When I hear someone harping on a pet topic for the sixteenth time, I start wondering, What are the topics that I harp on? If someone who knows me well is sitting next to me, what subject matter fills them with dread when they hear it introduced, because they know precisely which pompous and self-satisfied words will pursue from my mouth?

I have a feeling my antipathy to cars is one of these pet topics. I can’t resist melodramatizing the harm they cause to society (you can see an example of this in the tangentially relevant post describing downtown Addison). A friend of mine has suggested I write a book about cars and the decline of civilization. We’ve even chosen a clever title: Paying the Toll.

Yet everything I experience reinforces my grief about cars.

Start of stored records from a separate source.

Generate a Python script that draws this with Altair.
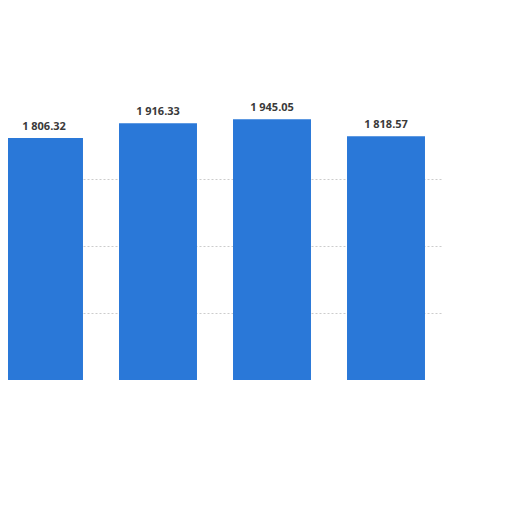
import altair as alt
import pandas as pd

categories = ["A", "B", "C", "D"]
values = [1806.32, 1916.33, 1945.05, 1818.57]
labels = ["1 806.32", "1 916.33", "1 945.05", "1 818.57"]

df = pd.DataFrame({"cat": categories, "value": values, "label": labels})

x = alt.X("cat:N", sort=categories, axis=None,
          scale=alt.Scale(range=[-21, 435], paddingInner=0.316, paddingOuter=0.158))
y = alt.Y("value:Q", scale=alt.Scale(domain=[0, 2000], nice=False),
          axis=alt.Axis(values=[500, 1000, 1500], grid=True, gridDash=[2, 2],
                        gridColor="#cccccc", domain=False, ticks=False, labels=False, title=None))

bars = alt.Chart(df).mark_bar(color="#2a78d8").encode(x=x, y=y)
text = alt.Chart(df).mark_text(dy=-11, fontSize=11, fontWeight="bold", color="#3a3a3a",
                               font="Open Sans").encode(x=x, y=y, text="label:N")

chart = (bars + text).properties(
    width=418, height=268,
    autosize=alt.AutoSizeParams(type="none"),
    padding={"left": 0, "top": 104, "right": 78, "bottom": 0},
).configure_view(stroke=None)

chart.save("out.html", embed_options={"renderer": "svg", "actions": False})
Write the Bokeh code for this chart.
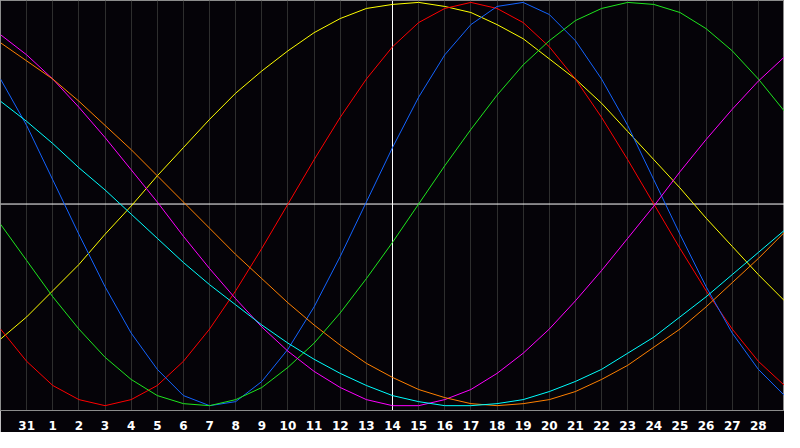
from bokeh.plotting import figure
from bokeh.models import Range1d, Span, FixedTicker
from bokeh.embed import file_html
from bokeh.resources import INLINE

# Day index 0..30 (index 1 = day 31, index 2 = day 1, ..., index 29 = day 28)
days = list(range(31))
day_labels = ["31"] + [str(d) for d in range(1, 29)]
label_positions = list(range(1, 30))
today_index = 15  # day 14

# Cycle values in percent
yellow = [-67, -56, -43, -30, -15, -1, 14, 28, 42, 55, 66, 76, 85, 92, 97, 99,
          100, 98, 95, 89, 82, 72, 62, 50, 36, 22, 8, -7, -21, -35, -48]
red = [-62, -78, -90, -97, -100, -97, -90, -78, -62, -43, -22, 0, 22, 43, 62, 78,
       90, 97, 100, 97, 90, 78, 62, 43, 22, 0, -22, -43, -62, -78, -90]
blue = [62, 39, 12, -15, -41, -64, -82, -95, -100, -98, -88, -72, -51, -26, 1, 28,
        53, 74, 89, 98, 100, 94, 81, 62, 39, 12, -15, -41, -64, -82, -95]
green = [-10, -28, -46, -62, -76, -87, -95, -99, -100, -97, -91, -81, -69, -54, -37, -19,
         0, 19, 37, 54, 69, 81, 91, 97, 100, 99, 95, 87, 76, 62, 46]
magenta = [84, 74, 62, 48, 33, 17, 1, -16, -32, -47, -61, -73, -83, -91, -97, -100,
           -100, -97, -92, -84, -74, -62, -48, -33, -17, -1, 16, 32, 47, 61, 73]
orange = [80, 71, 62, 51, 39, 27, 14, 1, -12, -25, -37, -49, -60, -70, -79, -86,
          -92, -96, -99, -100, -99, -97, -93, -87, -80, -71, -62, -51, -39, -27, -14]
cyan = [51, 41, 30, 18, 7, -5, -17, -29, -40, -50, -60, -69, -77, -84, -90, -95,
        -98, -100, -100, -99, -97, -93, -88, -82, -74, -66, -56, -46, -35, -24, -13]

series = [
    (yellow, "#ffff00"),
    (red, "#ff0000"),
    (blue, "#1464ff"),
    (green, "#1ee61e"),
    (magenta, "#ff00ff"),
    (orange, "#ff8000"),
    (cyan, "#00ffff"),
]

W, H = 784, 432
p = figure(width=W, height=H, output_backend="svg", toolbar_location=None,
           x_range=Range1d(0, 30), y_range=Range1d(-102.4, 100.95),
           y_axis_location=None, min_border_left=0, min_border_right=0,
           min_border_top=0, min_border_bottom=19)
p.background_fill_color = "#050308"
p.border_fill_color = "#050308"
p.outline_line_color = "#8c8c8c"
p.outline_line_width = 1

p.ygrid.visible = False
p.xgrid.grid_line_color = "#2e2e2e"
p.xgrid.grid_line_width = 1

p.xaxis.ticker = FixedTicker(ticks=label_positions)
p.xaxis.major_label_overrides = {pos: lab for pos, lab in zip(label_positions, day_labels)}
p.xaxis.axis_line_color = "#8c8c8c"
p.xaxis.major_tick_line_color = None
p.xaxis.minor_tick_line_color = None
p.xaxis.major_label_text_color = "#ffffff"
p.xaxis.major_label_text_font = "DejaVu Sans"
p.xaxis.major_label_text_font_style = "bold"
p.xaxis.major_label_text_font_size = "12px"
p.xaxis.major_label_standoff = 4

p.add_layout(Span(location=today_index, dimension="height", line_color="#ffffff",
                  line_width=1, level="underlay"))
p.add_layout(Span(location=0, dimension="width", line_color="#ffffff",
                  line_width=1, level="underlay"))

for vals, col in series:
    p.line(days, vals, line_color=col, line_width=1)

open("out.html", "w").write(file_html(p, INLINE))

Lately I have been crossing town frequently to visit my watery boyfriend (pictured above at sunset). I make this journey by bike, usually in the dark and half-light of dawn. Well, I was driving along my route the other evening and realized something odd. Although I was driving this ponderous, powerful, multi-thousand-dollar engineering marvel, I had less control and less visibility than I did on my little human-powered shred of aluminum and rubber, at least at that time of day. My windshield was disastrously dirty, so if anything vaguely luminous faced me I was blinded. I was lower down, I couldn’t hear things outside the car, and these pedals couldn’t stop and start this machine as fast as my own two legs could operate the gears of my bicycle. The main superiority of my car was as a shield to me if my irresponsible driving did cause a collision. Forget any other people around.

These physical differences are not the only ones between driving and bicycling. I realized as I drove through the neighborhoods that an entirely different mental process is taking place. When I drive my car, I pay attention to an entirely different set of stimuli. I am behaving as if I am on a larger scale, trying to get from one point to another in the simplest trajectory, as if I am removed from the actual environment like a video game player. I look for large shapes and big moving objects. The streets are simplified. When I ride my bike, I can hear voices and birds and I can see little cats. I can hear whether any cars are coming before I reach an intersection. I have time to think and react to things.

Of course this is why motorists build expressways, to remove the things that might cross our paths, because we don’t have time for them when we’re getting from one place to another. We create an environment that is not suited to pedestrians. But in neighborhoods, cars are operating in an environment that is not suited for them. This is why neighborhoods have 20-mile-an-hour speed limits and speed bumps. Pedestrians in this environment have signs and bumps as protection against the handicapped operators of machines that can kill other people but not themselves.

1 comment:

Anonymous said...

What an interesting post.

Some brain studies have shown that our estimation of "far" and "near," normally measured by whether or not we can reach something (with our hand, for example) is altered by tool use (here's a link to one example: http://jocn.mitpress.org/cgi/content/abstract/12/3/415). This is a real cognitive change of perspective about our own physical capability.

It definitely seems likely that using a car could provoke the same phenomenon. My 'self' is more bigger and more powerful in a car - I don't even think about the spiders and earthworms I'm squashing when driving, for example, and I do think about those when walking, and try to avoid squashing them.

So when I'm in a car, do people have the same status to me as the spiders and earthworms do when I'm walking? I try to avoid squashing them, but it is somewhat annoying to have to be watchful? A scary thought!

So don't stop harping - we need to be conscious of how technology affects our thinking.